The chink in the armour of this argument lies in that last sentence. Biblical punishment is not primarily focused on removing danger from society. That is, indeed, the fundamental idea behind our modern day system of imprisonment. We throw the criminals behind bars. It makes us feel safer. But, as we have seen above, the Bible is interested in restitution. Crime is punished in order to recompense the victim for his damages. That is Biblical retribution.
The Lord expects that along with true sorrow for sin, the desire will arise to set things right. Restitution belongs with the request for forgiveness. The one can not exist without the other. For this reason the Lord commanded that restitution had to be made before someone could bring a guilt offering in the temple in order to receive forgiveness for a sin committed against someone's property (Leviticus 6:1-7). Only after restitution was made (in this case with an additional 20% fine for perjury) was the wrongdoer permitted to go to the temple to ask for forgiveness (Leviticus 6:5). Payment of the lawfully demanded restitution is a prerequisite for forgiveness from the Lord.
That principle remains valid for us today. Before we dare to approach our Lord for forgiveness we must have gone to our neighbour to restore the breach our sin has caused. This general principle must also be applied in specific cases where the judge has issued a particular sentence. We may not just go to the Lord and ask for forgiveness without setting the matter right by accepting our punishment. It is true that we no longer need an intermediary priest or sacrificial animal. When we seek forgiveness we pray to God directly by way of our mediator and high priest, Jesus Christ. He is, at the same time, our sacrificial lamb. He has died for our sins, being sacrificed on the cross. But the principle remains in force: First restore the relationship with our neighbour that our sin has spoiled, only then pray for forgiveness.

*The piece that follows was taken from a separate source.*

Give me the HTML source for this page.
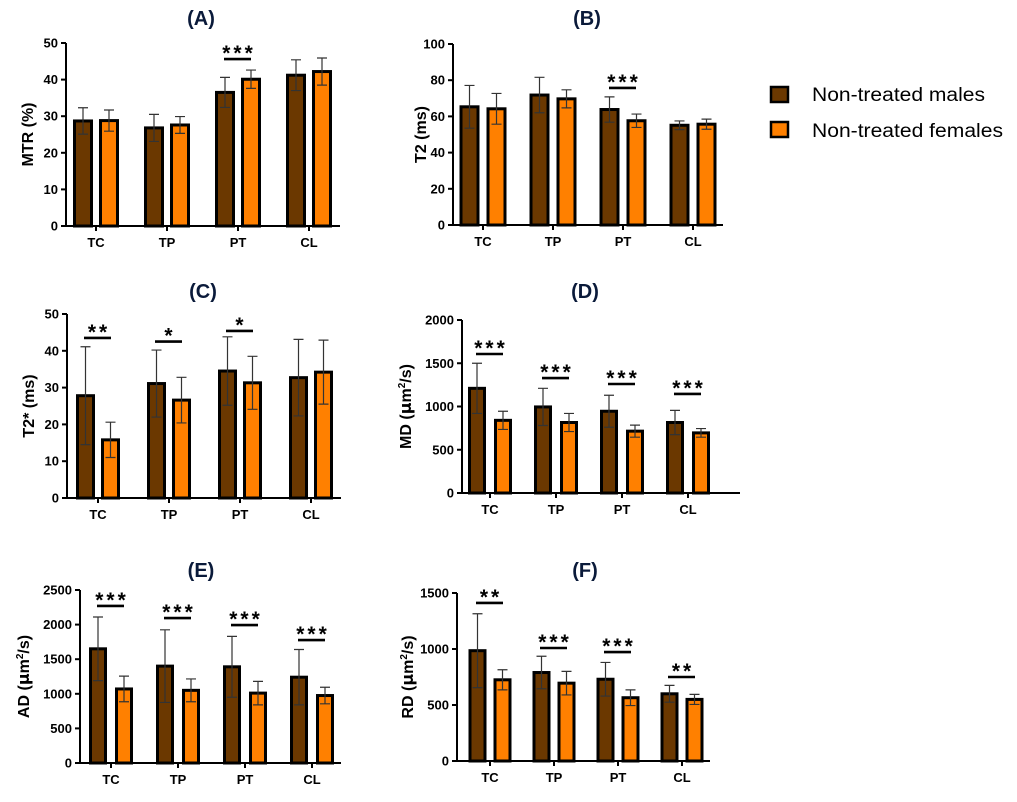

This principle must also be applied when the restoration for our sin demands the death penalty. That's why Paul could declare to the judge: If then I am a wrongdoer, and have committed anything worthy of death, I do not refuse to die. (Acts 25:11a)
If the death penalty is correctly demanded against us then we shall (as difficult as it might be) accept this punishment as God's required restitution for our sin. We will be able to do that because we know that in Jesus Christ there is also forgiveness. In such a case we will receive that forgiveness by handing over our earthly life in accordance with God's law. And that forgiveness means that our Lord will receive our soul and assure us of the promise of everlasting life with Him in glory.
These principles also mean that if we were ever to fall into sin by committing a capital crime (according to God's law), we would, in faith, be prepared to accept the consequences. If our society demands a different (lighter) sentence, then we will still realise that God has demanded something more severe. In faith there should arise within us a deep awareness of the seriousness of our crime in God's eyes, and the willingness, should we be in different circumstances, to accept His punishment. At the same time we may thank Him abundantly that He, in the given circumstances, has set us free from the punishment required in His law. That should lead to an even more humble attitude toward Him, and a zealous desire to henceforth serve Him with all our heart and soul.